Liv laid her hand gently on the trunk and inhaled deeply on her cigarette. The smell of the sap on her fingers mingled with the smoke. In her mind she saw the cypress burning where it stood, branches twisting and blackening, hungry flames licking at the red sap as it boiled and hissed. She looked at the silent car park, checking she was still alone, spooked by what her imagination had just conjured up. She put it down to her own fragile emotional state, coupled with the exhaustion of witnessing a ‘natural’ labour that had ended with white-coated men whisking Bonnie to a waiting ventouse. At least both babies, a boy and a girl, were healthy and well. It wasn’t quite the story Liv had set out to write, but she guessed it would do. It certainly had plenty of drama. She remembered the moment when she had pulled the emergency cord.
Then she remembered the call.
She’d had the cell for years. It was so old she could barely send a text, let alone take a picture or surf the net with it. Not many people even knew she had it. Fewer still possessed its ex-directory number. She ran through the very short list of those who did while she waited for it to get up to speed.

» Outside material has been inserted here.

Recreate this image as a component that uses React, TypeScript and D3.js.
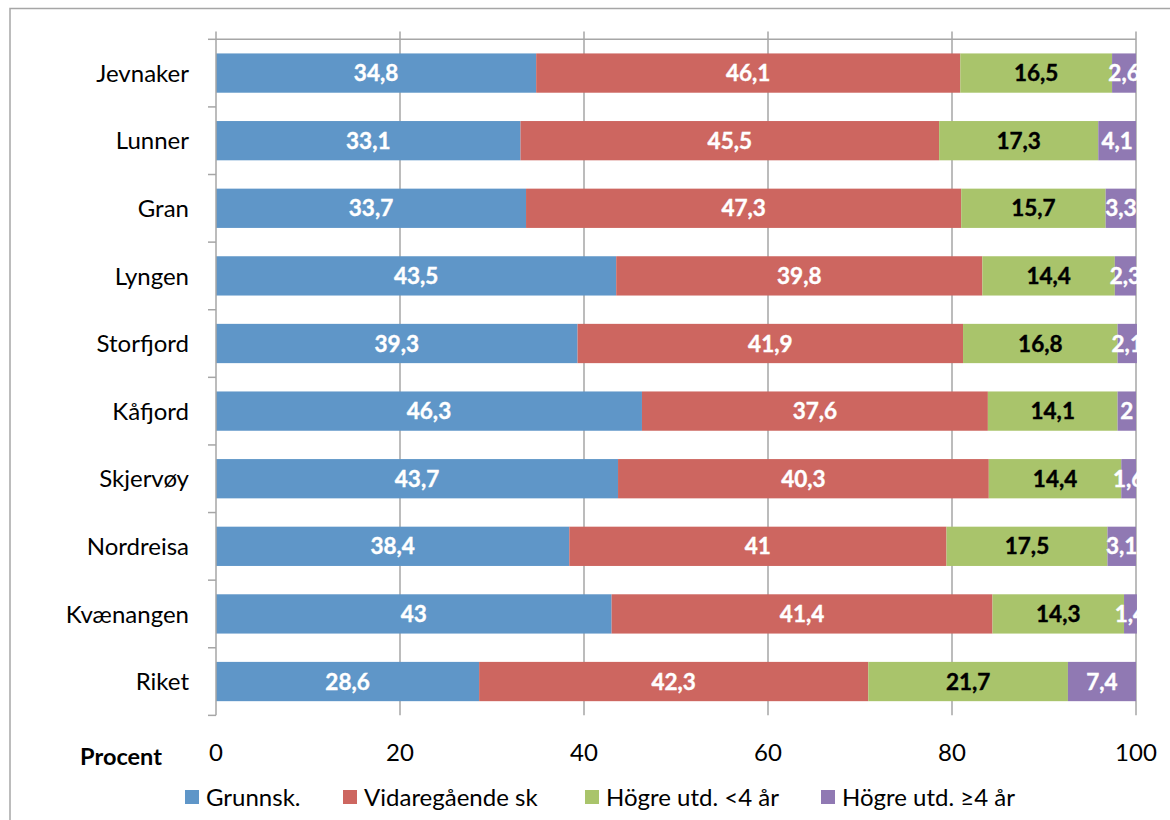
import React from "react";
import * as d3 from "d3";

const categories = ["Jevnaker", "Lunner", "Gran", "Lyngen", "Storfjord", "Kåfjord", "Skjervøy", "Nordreisa", "Kvænangen", "Riket"];
const grunnsk = [34.8, 33.1, 33.7, 43.5, 39.3, 46.3, 43.7, 38.4, 43, 28.6];
const vidaregaende = [46.1, 45.5, 47.3, 39.8, 41.9, 37.6, 40.3, 41, 41.4, 42.3];
const hogreKort = [16.5, 17.3, 15.7, 14.4, 16.8, 14.1, 14.4, 17.5, 14.3, 21.7];
const hogreLang = [2.6, 4.1, 3.3, 2.3, 2.1, 2, 1.6, 3.1, 1.4, 7.4];
const seriesNames = ["Grunnsk.", "Vidaregående sk", "Högre utd. <4 år", "Högre utd. ≥4 år"];
const xTicks = [0, 20, 40, 60, 80, 100];

const seriesValues = [grunnsk, vidaregaende, hogreKort, hogreLang];
const colors = ["#5F96C8", "#CD6660", "#A9C46B", "#9079B3"];
const labelColors = ["#ffffff", "#ffffff", "#000000", "#ffffff"];
const FONT = "Lato, 'Open Sans', sans-serif";

export default function App() {
  const W = 1170, H = 820;
  const left = 216, right = 1136, top = 39.3, bottom = 715.3;
  const x = d3.scaleLinear().domain([0, 100]).range([left, right]);
  const y = d3.scaleBand<string>().domain(categories).range([top, bottom]).paddingInner(0.419).paddingOuter(0.209);
  const step = y.step();

  const rows = categories.map((c, i) => {
    let acc = 0;
    return seriesValues.map((s, k) => {
      const x0 = acc;
      acc += s[i];
      return { k, v: s[i], x0, x1: acc };
    });
  });

  const legendX = [185, 343, 585, 821];
  const fmt = (v: number) => String(v).replace(".", ",");

  return (
    <svg width={W} height={H} style={{ position: "absolute", left: 0, top: 0, background: "#fff" }} fontFamily={FONT}>
      <defs>
        <clipPath id="plotClip">
          <rect x={left} y={0} width={right - left + 1.5} height={H} />
        </clipPath>
      </defs>
      <rect x={10} y={8.5} width={W + 20} height={H + 20} fill="#fff" stroke="#a6a6a6" strokeWidth={1.5} />
      {/* gridlines */}
      {xTicks.slice(1).map((t) => (
        <line key={t} x1={x(t)} x2={x(t)} y1={31.5} y2={bottom} stroke="#a6a6a6" strokeWidth={1.5} />
      ))}
      <line x1={left} x2={right} y1={top} y2={top} stroke="#a6a6a6" strokeWidth={1.5} />
      {/* bars */}
      <g clipPath="url(#plotClip)">
        {categories.map((c, i) =>
          rows[i].map((seg) => (
            <rect key={c + seg.k} x={x(seg.x0)} y={y(c)} width={x(seg.x1) - x(seg.x0)} height={y.bandwidth()} fill={colors[seg.k]} />
          ))
        )}
        {categories.map((c, i) =>
          rows[i].map((seg) => (
            <text
              key={"t" + c + seg.k}
              x={(x(seg.x0) + x(seg.x1)) / 2}
              y={(y(c) as number) + y.bandwidth() / 2}
              dy="0.36em"
              textAnchor="middle"
              fontWeight="bold"
              fontSize={22.5}
              fill={labelColors[seg.k]}
              stroke={labelColors[seg.k]}
              strokeWidth={0.4}
            >
              {fmt(seg.v)}
            </text>
          ))
        )}
      </g>
      {/* vertical axis */}
      <line x1={left} x2={left} y1={31.5} y2={bottom} stroke="#a6a6a6" strokeWidth={1.5} />
      {d3.range(categories.length + 1).map((j) => (
        <line key={j} x1={208} x2={left} y1={top + j * step} y2={top + j * step} stroke="#a6a6a6" strokeWidth={1.5} />
      ))}
      {categories.map((c) => (
        <text key={c} x={189} y={(y(c) as number) + y.bandwidth() / 2} dy="0.36em" textAnchor="end" fontSize={24} fill="#000">
          {c}
        </text>
      ))}
      {/* x tick labels */}
      {xTicks.map((t) => (
        <text key={t} x={x(t)} y={752} dy="0.36em" textAnchor="middle" fontSize={24} fill="#000">
          {t}
        </text>
      ))}
      <text x={121} y={757} dy="0.36em" textAnchor="middle" fontSize={23.5} fontWeight="bold" fill="#000">
        Procent
      </text>
      {/* legend */}
      {seriesNames.map((n, k) => (
        <g key={n}>
          <rect x={legendX[k]} y={790} width={14} height={14} fill={colors[k]} />
          <text x={legendX[k] + 21} y={797} dy="0.36em" fontSize={24} fill="#000">
            {n}
          </text>
        </g>
      ))}
    </svg>
  );
}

Liv had adopted what she called her ‘home and away’ system shortly after starting work on the crime desk. The very first story she’d covered had required her to chase down and interview a particularly slippery attorney representing an even more slippery local property developer being sued by the State on several counts of bribery to obtain building licences. She’d left a number for the lawyer to get back to her. Unfortunately the man who’d called her back was his client. She’d been halfway up a cherry tree with a pruning saw in her hand when she’d taken the call. The force of the abuse he’d hurled at her had almost made her fall out of it, but she’d walked into the kitchen, grabbed a pen and paper and jotted down everything he said, word for word. The entire incident, and the direct quotes arising from it, became the cornerstone of the damning article she subsequently wrote.

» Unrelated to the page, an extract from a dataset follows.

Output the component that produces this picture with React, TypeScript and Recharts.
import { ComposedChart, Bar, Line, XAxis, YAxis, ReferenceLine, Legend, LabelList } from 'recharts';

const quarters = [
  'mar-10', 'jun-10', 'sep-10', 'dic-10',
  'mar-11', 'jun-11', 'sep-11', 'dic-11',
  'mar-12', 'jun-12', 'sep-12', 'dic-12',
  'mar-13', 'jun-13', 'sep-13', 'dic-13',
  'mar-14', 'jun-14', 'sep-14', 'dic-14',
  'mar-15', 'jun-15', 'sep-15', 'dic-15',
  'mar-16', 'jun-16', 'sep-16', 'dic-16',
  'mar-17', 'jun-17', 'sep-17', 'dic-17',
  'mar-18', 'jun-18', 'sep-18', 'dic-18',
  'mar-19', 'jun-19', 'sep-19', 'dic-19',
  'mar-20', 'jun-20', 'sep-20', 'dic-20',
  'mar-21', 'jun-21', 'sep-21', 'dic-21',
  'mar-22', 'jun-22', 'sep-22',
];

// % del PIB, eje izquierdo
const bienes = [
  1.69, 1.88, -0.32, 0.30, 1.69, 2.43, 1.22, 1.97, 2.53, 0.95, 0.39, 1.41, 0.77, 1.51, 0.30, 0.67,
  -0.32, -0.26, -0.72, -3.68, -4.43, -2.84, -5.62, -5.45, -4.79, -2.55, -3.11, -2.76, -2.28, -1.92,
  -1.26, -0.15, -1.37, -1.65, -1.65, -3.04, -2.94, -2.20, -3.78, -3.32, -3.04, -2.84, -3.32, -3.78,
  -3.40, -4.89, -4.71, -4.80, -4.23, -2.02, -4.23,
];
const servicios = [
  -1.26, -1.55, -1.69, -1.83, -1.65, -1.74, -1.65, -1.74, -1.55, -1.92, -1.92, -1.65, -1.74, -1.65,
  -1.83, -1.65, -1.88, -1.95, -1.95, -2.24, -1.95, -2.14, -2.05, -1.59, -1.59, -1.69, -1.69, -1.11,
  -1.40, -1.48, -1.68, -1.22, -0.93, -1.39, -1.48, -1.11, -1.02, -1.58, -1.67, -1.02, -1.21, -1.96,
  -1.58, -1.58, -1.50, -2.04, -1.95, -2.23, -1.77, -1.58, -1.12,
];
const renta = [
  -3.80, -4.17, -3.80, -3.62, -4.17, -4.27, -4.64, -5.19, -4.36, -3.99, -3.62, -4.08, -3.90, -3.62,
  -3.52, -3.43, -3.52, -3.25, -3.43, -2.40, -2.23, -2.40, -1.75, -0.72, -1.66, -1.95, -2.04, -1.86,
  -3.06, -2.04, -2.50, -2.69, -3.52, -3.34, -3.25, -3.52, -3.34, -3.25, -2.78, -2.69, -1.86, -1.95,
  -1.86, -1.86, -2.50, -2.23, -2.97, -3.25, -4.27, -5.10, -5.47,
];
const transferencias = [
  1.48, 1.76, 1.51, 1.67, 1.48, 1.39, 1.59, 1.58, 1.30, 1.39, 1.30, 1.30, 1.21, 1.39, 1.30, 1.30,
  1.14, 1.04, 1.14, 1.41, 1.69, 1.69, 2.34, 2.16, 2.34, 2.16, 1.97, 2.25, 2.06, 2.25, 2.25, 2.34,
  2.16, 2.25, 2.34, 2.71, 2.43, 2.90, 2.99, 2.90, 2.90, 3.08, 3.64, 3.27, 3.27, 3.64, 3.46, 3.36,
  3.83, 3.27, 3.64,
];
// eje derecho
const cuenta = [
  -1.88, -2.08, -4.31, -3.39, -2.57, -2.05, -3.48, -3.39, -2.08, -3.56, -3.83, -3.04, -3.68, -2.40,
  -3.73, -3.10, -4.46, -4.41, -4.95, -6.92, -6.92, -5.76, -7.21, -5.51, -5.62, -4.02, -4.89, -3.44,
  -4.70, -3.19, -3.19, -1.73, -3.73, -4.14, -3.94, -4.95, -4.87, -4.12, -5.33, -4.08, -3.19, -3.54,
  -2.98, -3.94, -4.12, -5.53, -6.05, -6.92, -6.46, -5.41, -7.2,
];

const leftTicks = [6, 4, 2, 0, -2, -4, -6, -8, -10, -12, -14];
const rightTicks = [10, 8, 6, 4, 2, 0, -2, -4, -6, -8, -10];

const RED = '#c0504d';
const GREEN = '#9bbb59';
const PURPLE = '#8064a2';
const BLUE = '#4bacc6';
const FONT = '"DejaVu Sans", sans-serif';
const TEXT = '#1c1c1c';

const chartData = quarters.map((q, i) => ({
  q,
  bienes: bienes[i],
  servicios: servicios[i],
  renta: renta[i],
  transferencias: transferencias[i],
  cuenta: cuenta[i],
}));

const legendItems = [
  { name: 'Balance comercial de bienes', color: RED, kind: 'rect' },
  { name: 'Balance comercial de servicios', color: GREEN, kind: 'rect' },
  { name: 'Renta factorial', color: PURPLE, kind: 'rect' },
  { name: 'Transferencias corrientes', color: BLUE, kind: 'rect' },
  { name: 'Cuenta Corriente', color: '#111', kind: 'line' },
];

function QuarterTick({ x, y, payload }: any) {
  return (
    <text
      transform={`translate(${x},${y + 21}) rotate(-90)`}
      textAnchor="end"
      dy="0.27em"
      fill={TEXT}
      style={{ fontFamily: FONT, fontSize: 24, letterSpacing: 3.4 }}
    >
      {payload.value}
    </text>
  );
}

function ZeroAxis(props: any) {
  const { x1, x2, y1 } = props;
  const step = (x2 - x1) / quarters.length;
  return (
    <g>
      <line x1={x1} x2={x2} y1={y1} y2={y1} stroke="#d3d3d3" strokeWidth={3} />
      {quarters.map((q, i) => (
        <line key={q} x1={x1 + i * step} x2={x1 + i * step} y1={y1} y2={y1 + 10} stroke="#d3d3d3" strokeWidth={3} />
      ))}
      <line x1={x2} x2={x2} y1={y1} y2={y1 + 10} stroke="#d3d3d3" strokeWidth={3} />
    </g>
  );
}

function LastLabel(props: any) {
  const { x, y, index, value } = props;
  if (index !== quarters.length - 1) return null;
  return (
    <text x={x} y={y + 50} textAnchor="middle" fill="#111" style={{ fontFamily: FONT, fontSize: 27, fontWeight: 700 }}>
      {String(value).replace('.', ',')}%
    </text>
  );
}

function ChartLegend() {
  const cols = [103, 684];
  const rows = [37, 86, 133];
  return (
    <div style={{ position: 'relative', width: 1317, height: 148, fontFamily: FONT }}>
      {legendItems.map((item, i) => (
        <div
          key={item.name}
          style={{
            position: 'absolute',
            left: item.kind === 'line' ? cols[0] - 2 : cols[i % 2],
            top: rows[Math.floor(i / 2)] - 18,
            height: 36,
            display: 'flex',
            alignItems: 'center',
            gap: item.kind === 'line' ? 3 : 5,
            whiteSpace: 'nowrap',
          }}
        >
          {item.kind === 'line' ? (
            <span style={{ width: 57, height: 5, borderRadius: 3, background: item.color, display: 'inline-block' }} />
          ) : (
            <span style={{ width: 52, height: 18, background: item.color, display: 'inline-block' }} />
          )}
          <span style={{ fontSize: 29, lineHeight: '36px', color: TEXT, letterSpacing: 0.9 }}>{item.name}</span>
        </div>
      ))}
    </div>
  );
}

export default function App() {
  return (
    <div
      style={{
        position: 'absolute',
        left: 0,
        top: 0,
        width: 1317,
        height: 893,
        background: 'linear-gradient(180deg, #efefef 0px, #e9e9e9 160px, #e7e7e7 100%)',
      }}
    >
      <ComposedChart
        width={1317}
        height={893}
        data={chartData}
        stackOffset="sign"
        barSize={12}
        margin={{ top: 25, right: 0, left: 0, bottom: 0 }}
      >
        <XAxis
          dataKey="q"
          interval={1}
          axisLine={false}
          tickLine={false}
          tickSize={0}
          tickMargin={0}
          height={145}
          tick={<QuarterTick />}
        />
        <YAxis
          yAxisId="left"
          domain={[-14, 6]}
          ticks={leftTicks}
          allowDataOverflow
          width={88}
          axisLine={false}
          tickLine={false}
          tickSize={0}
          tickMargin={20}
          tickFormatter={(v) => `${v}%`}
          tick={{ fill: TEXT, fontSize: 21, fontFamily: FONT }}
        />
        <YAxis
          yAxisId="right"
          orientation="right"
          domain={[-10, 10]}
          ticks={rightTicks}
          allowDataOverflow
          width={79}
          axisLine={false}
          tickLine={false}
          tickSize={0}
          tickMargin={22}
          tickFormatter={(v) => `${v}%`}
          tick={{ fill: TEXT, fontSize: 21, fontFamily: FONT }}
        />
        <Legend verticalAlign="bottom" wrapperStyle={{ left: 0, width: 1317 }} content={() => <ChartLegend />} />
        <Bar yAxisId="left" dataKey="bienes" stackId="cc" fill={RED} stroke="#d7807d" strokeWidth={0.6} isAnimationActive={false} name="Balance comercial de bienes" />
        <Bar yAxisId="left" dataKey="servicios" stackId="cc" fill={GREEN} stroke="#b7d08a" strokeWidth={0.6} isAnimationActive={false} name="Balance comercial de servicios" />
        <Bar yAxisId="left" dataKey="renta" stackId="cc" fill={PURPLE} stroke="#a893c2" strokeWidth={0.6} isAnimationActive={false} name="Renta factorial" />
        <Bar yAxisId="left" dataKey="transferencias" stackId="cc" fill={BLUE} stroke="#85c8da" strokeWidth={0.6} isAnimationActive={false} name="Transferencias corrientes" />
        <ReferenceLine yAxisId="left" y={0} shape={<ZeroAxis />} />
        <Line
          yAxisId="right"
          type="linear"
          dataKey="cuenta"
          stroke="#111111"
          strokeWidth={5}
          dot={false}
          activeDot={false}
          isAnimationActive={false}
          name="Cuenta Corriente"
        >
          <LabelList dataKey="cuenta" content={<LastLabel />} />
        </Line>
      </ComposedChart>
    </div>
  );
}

She learned two valuable lessons from the incident. The first was never to be afraid to put herself in the story, if that was the best way to tell it; the second was to be more selective about who she handed out her number to. She bought herself a new cell and began to use it exclusively for work. Her old one, with a new SIM card and number, had subsequently been reserved exclusively for friends and family. It now shuddered in her hand as it ended its start-up sequence. She peered down at the screen. She’d missed only one call. There were no waiting messages.
She pressed the menu button and scrolled through to the missed-call log. Whoever had called her had done so from a withheld number. Liv frowned. As far as she could remember, everyone who had this number was also in her address book, so should automatically be recognized. She took a final drag on her cigarette, ground it into the damp pine needles and headed back towards the hospital to say goodbye to the human part of her human interest story.
33
The church that filled one side of the great square in the old town was always busiest in the afternoon. It seemed to scoop up the crowds who had spent the morning wandering around the narrow cobbled streets, staring up at the Citadel. The weary visitor would enter the cool, monolithic interior and be immediately confronted with the answer to their unspoken prayers: row upon row of polished oak pews offering, for no charge, a welcome place to sit and contemplate life, the universe and how unwise their choice of footwear may have been. It was a fully working church, holding services once a day and twice on Sunday, offering communion for those who wanted it and confession for those who needed it.